Due to the international arbitral procedure, Ukraine will suffer losses twice: firstly, following the judicial proceedings in international arbitration, the country, its budget and taxpayers will be obliged to return UAH 6.5 billion expropriated from the industry (this amount is comparable to about a third of the Pension Fund’s deficit); secondly, according to the European Business Association, the arbitration proceedings initiated by the global business flagships against Ukraine “will attract great attention of the international community, while the cases will spill into public view in the global media and become important for other potential investors, thus having extremely detrimental consequences for the investment environment of Ukraine.”

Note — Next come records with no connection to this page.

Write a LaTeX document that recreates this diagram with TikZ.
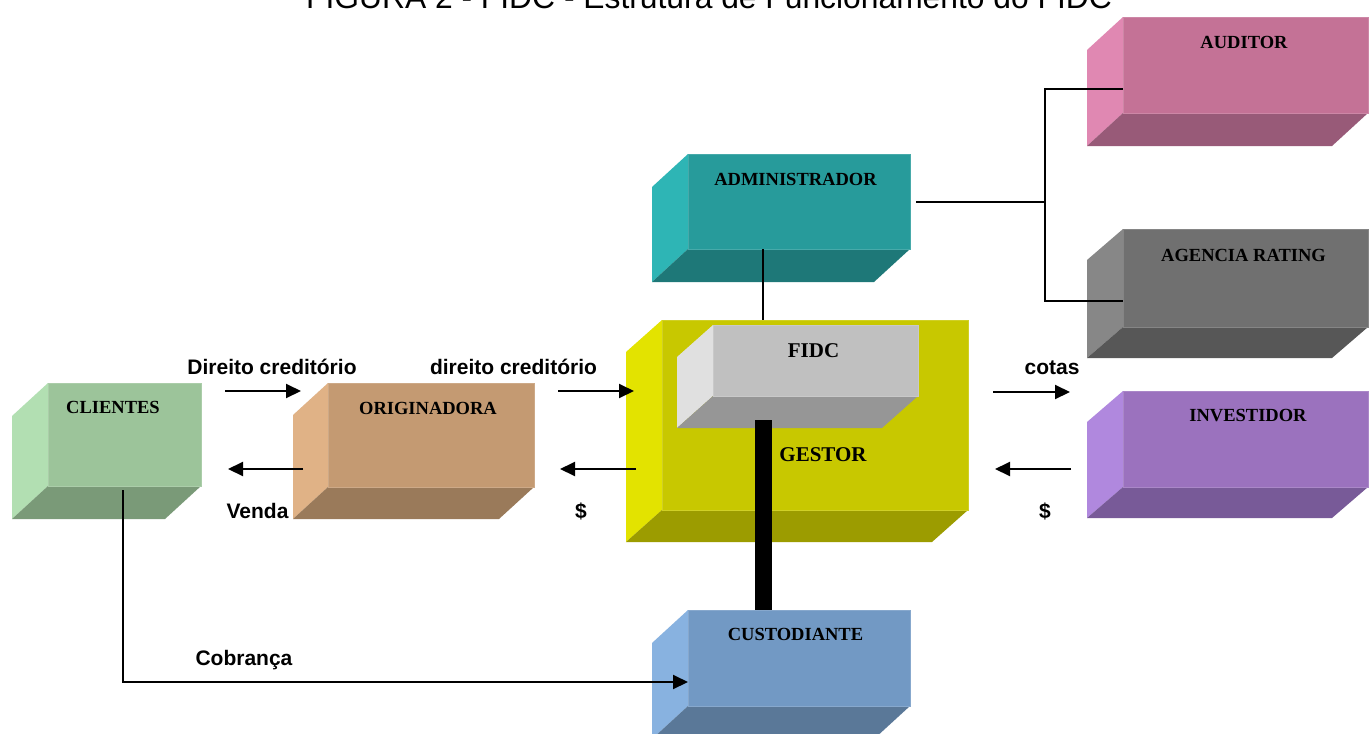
\documentclass[tikz,border=0pt]{standalone}
\usepackage{fontspec}
\setmainfont{Liberation Serif}
\newfontfamily\arialf{Liberation Sans}
\usetikzlibrary{arrows.meta,calc}
\definecolor{cliF}{HTML}{9CC49A}\definecolor{cliL}{HTML}{B2DFB2}\definecolor{cliB}{HTML}{7A9A78}
\definecolor{oriF}{HTML}{C49A72}\definecolor{oriL}{HTML}{E0B286}\definecolor{oriB}{HTML}{9A7A5A}
\definecolor{gesF}{HTML}{C8C800}\definecolor{gesL}{HTML}{E3E300}\definecolor{gesB}{HTML}{9C9C00}
\definecolor{fidF}{HTML}{C0C0C0}\definecolor{fidL}{HTML}{E0E0E0}\definecolor{fidB}{HTML}{969696}
\definecolor{admF}{HTML}{279B9B}\definecolor{admL}{HTML}{2EB5B5}\definecolor{admB}{HTML}{1E7878}
\definecolor{audF}{HTML}{C47296}\definecolor{audL}{HTML}{E088B2}\definecolor{audB}{HTML}{985A78}
\definecolor{agrF}{HTML}{707070}\definecolor{agrL}{HTML}{878787}\definecolor{agrB}{HTML}{575757}
\definecolor{invF}{HTML}{9B72BE}\definecolor{invL}{HTML}{B088DE}\definecolor{invB}{HTML}{785A98}
\definecolor{cusF}{HTML}{7299C4}\definecolor{cusL}{HTML}{88B2E0}\definecolor{cusB}{HTML}{5A7898}
% #1 name, #2 x front-left, #3 y top, #4 x right, #5 y front-bottom, #6 dx, #7 dy, #8 colour prefix
\newcommand\cubebox[8]{%
  \fill[#8L] (#2,#3) -- (#2,#5) -- (#2-#6,#5+#7) -- (#2-#6,#3+#7) -- cycle;
  \fill[#8B] (#2,#5) -- (#4,#5) -- (#4-#6,#5+#7) -- (#2-#6,#5+#7) -- cycle;
  \node[fill=#8F, draw=#8F!85!white, line width=0.8pt, inner sep=0pt, outer sep=0pt,
        anchor=north west, minimum width={#4pt-#2pt}, minimum height={#5pt-#3pt}] (#1) at (#2,#3) {};
}
\tikzset{
  boxtxt/.style={font=\fontsize{18.5}{20}\selectfont\bfseries, text=black, inner sep=0pt, anchor=base},
  bigtxt/.style={font=\fontsize{21}{23}\selectfont\bfseries, text=black, inner sep=0pt, anchor=base},
  lab/.style={font=\arialf\fontsize{21}{24}\selectfont\bfseries, inner sep=0pt, anchor=base},
  conn/.style={line width=2pt, line cap=butt},
  arr/.style={line width=2pt, -{Triangle[length=15pt,width=14pt]}},
}
\begin{document}
\begin{tikzpicture}[x=1pt,y=-1pt]
\useasboundingbox (0,0) rectangle (1369,734);
\clip (0,0) rectangle (1369,734);
\fill[white] (0,0) rectangle (1369,734);
% title (cut off at top)
\node[font=\arialf\fontsize{31.8}{36}\selectfont, anchor=base, inner sep=0pt] (title) at (709,8)
  {FIGURA 2 - FIDC - Estrutura de Funcionamento do FIDC};
% boxes
\cubebox{cli}{48}{383}{201}{486}{36}{33}{cli}
\cubebox{ori}{328}{383}{534}{487}{35}{32}{ori}
\cubebox{ges}{662}{320}{968}{510}{36}{32}{ges}
\cubebox{fid}{713}{325}{918}{396}{36}{32}{fid}
\cubebox{adm}{688}{154}{910}{249}{36}{33}{adm}
\cubebox{aud}{1123}{17}{1368}{113}{36}{33}{aud}
\cubebox{agr}{1123}{229}{1368}{327}{36}{31}{agr}
\cubebox{inv}{1123}{391}{1368}{487}{36}{31}{inv}
\cubebox{cus}{688}{610}{910}{706}{36}{33}{cus}
% box texts
\node[boxtxt] (cliT) at (113,413) {CLIENTES};
\node[boxtxt] (oriT) at (428,414) {ORIGINADORA};
\node[boxtxt] (admT) at (795.5,185) {ADMINISTRADOR};
\node[boxtxt] (audT) at (1244,48) {AUDITOR};
\node[boxtxt] (agrT) at (1243.5,261) {AGENCIA RATING};
\node[boxtxt] (invT) at (1248,421) {INVESTIDOR};
\node[boxtxt] (cusT) at (795.5,640) {CUSTODIANTE};
\node[bigtxt] (fidT) at (813.5,357) {FIDC};
\node[bigtxt] (gesT) at (823,461) {GESTOR};
% connectors: administrador to auditor / agencia
\coordinate (jn) at ($(adm.east)+(135,0)$);
\draw[conn] ([xshift=6pt]adm.east) -- (jn);
\draw[conn] ([yshift=-72pt]aud.north west) -| (jn) |- ([yshift=-72pt]agr.north west);
% administrador to gestor
\coordinate (admBot) at ($(adm.south)+(-36,0)$);
\draw[conn] (admBot) -- (admBot |- ges.north);
% thick bar fidc - custodiante
\coordinate (barTop) at ($(fid.south)+(-52,24)$);
\draw[line width=17pt] (barTop) -- (barTop |- cus.north);
% cobranca
\coordinate (cobStart) at ($(cli.south)+(-1.5,4)$);
\draw[arr] (cobStart) |- ([yshift=-24pt]cus.west);
% horizontal arrows
\draw[arr] ($(cli.north east)+(24,8)$) -- ($(ori.north west)+(-27,8)$);
\draw[arr] ($(ori.north west)+(-25,86)$) -- ($(cli.north east)+(27,86)$);
\draw[arr] ($(ori.north east)+(24,8)$) -- ($(ges.north west)+(-28,71)$);
\draw[arr] ($(ges.north west)+(-26,149)$) -- ($(ori.north east)+(26,86)$);
\draw[arr] ($(ges.north east)+(25,72)$) -- ($(inv.north west)+(-53,1)$);
\draw[arr] ($(inv.north west)+(-52,78)$) -- ($(ges.north east)+(27,149)$);
% labels
\node[lab] (lDir1) at (272,374) {Direito creditório};
\node[lab] (lDir2) at (513.5,374) {direito creditório};
\node[lab] (lVenda) at (257.5,518) {Venda};
\node[lab] (lDol1) at (581,518) {\$};
\node[lab] (lCotas) at (1052,374) {cotas};
\node[lab] (lDol2) at (1045,518) {\$};
\node[lab] (lCob) at (244,665) {Cobrança};
\end{tikzpicture}
\end{document}
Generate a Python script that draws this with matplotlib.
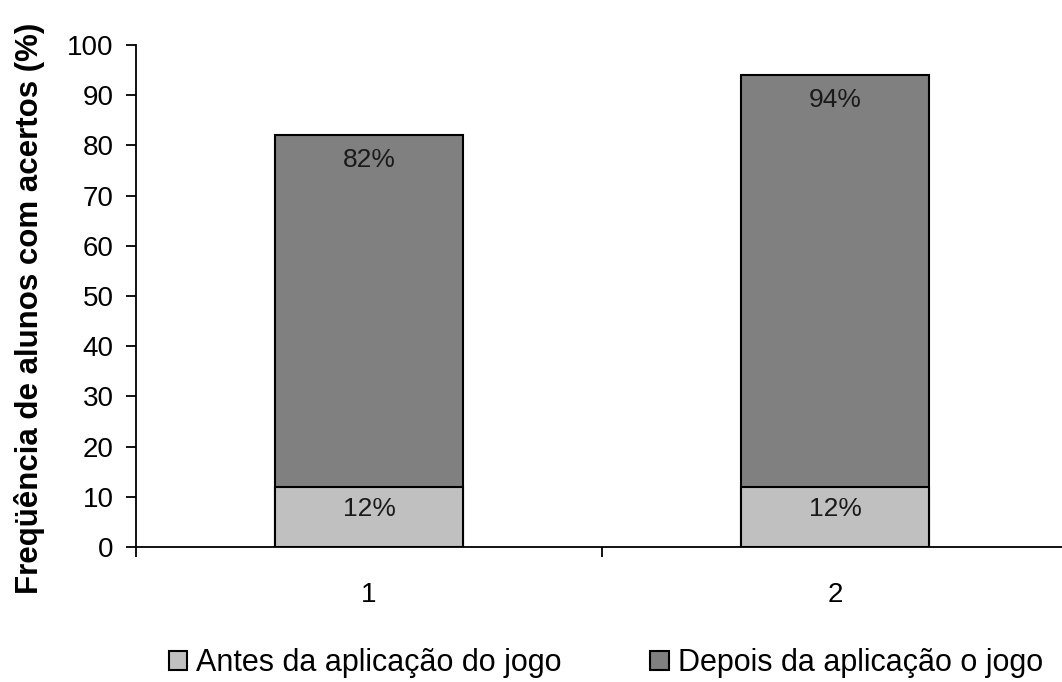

The European Business Association has called on the Ukrainian government “to respond appropriately to the reports made by the international investors from the United States, Great Britain, Switzerland and the Netherlands regarding the investment dispute with Ukraine, according to the decision of Antimonopoly Committee of Ukraine, and to approach this issue impartially in compliance with the legislation of Ukraine and international treaties.”

The attention of many international companies, which do or are only planning to do business in Ukraine, is now riveted on this case. The solution to the conflict will be a powerful signal for the international community whether it’s possible to do business in Ukraine and whether there is law and a fair trial here. The investors are hoping that the issue will be resolved while preserving business relations between the strategic investors and the country without significant losses for the investment environment of Ukraine.